On another note, I purchased a copy of Dangerous Liaisons to use as costume research, and now I cannot stop watching it. So many things about it: first, that the costuming is indeed dlicious, and enviable; second, Malkovich was actually strangely sexy; third, the very meaness of it is what appeals. Don't we always wound the ones we love? Can't boredom drive us to terrible heights?

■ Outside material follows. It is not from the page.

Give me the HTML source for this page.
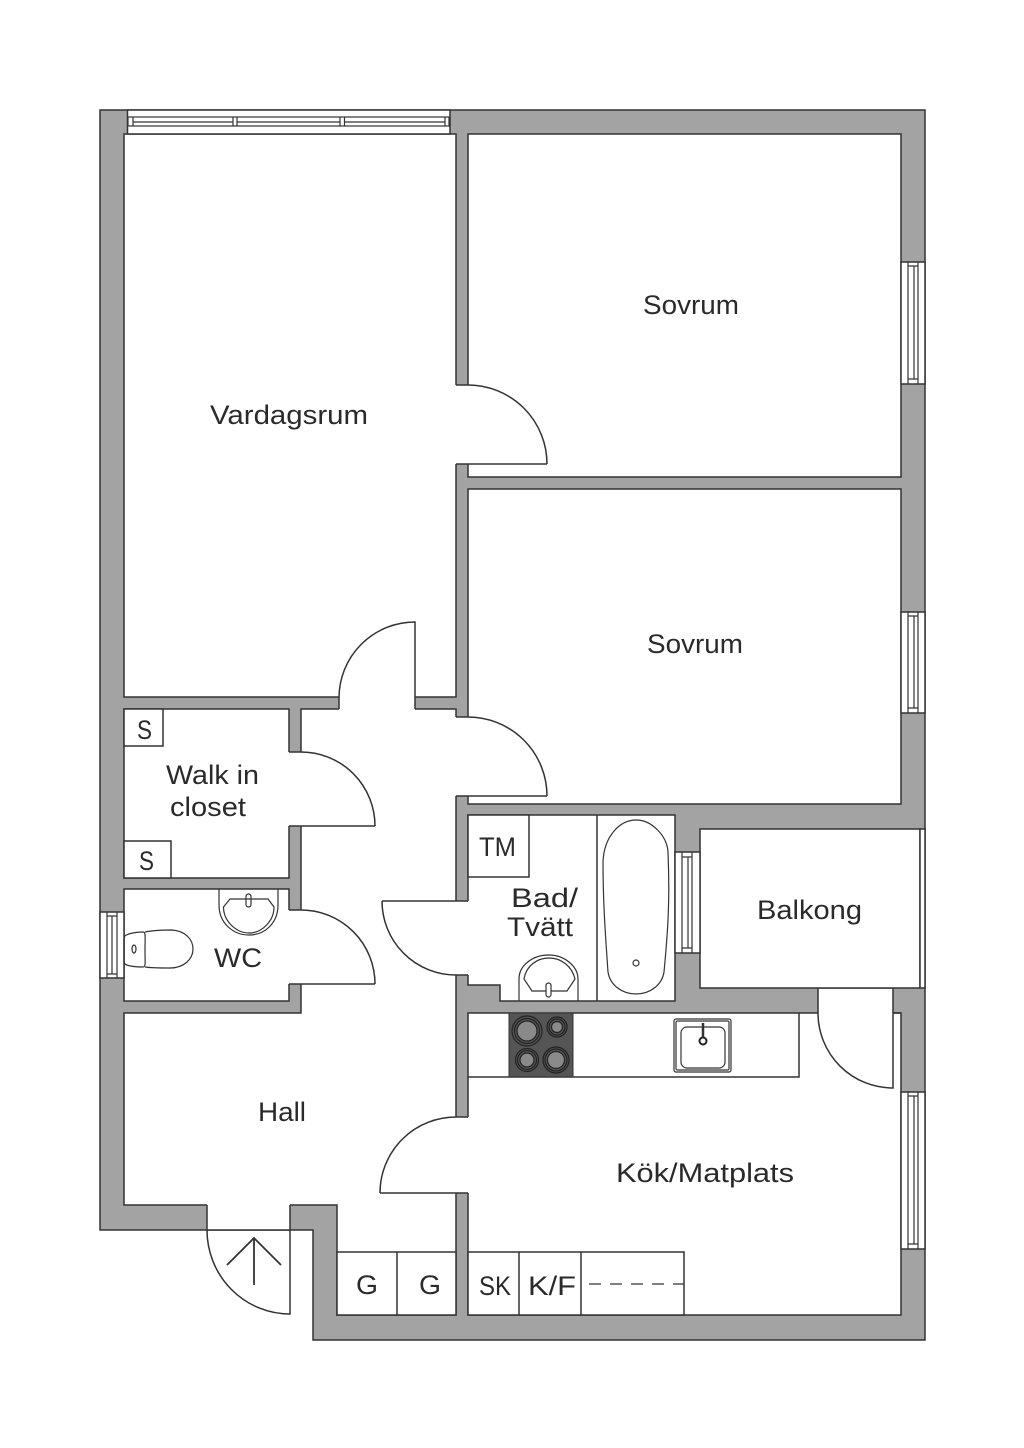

See what happens when ladies aren't allow to slump in chairs? They have to almost recline! The most interesting thing, though, is that it makes me wish that I had chosen something other than peach for the color of the gown - the cafe au lait taffeta with rust trimmings that Mme. Merteuil wears is divine, even if it is a day dress. There is the peacock satin evening gown, though, with the shell pink trimmings, and the rosy thing with the acid green petticoat, that also appeal. It makes the monochrome palette I chose seem insipid, almost. Anyhow, now I am investigating the inkling of an aquamarine overgown with peachy-pink petticoat and robings, even though I said no ice blue. It's hard not to get caught up in the minutae, especially when that is what the Rococo aesthetic was all about.
But before I persue that, which is after all a long ways off, I have steel to cut and tip.. I hope the yellow of the tipping fluid doesn't show. I can't imagine how it will, through the opaque satin and even opaquer (new word!) cotton twilled corduroy.
I just fixed the Rococo link, if anyone is interested.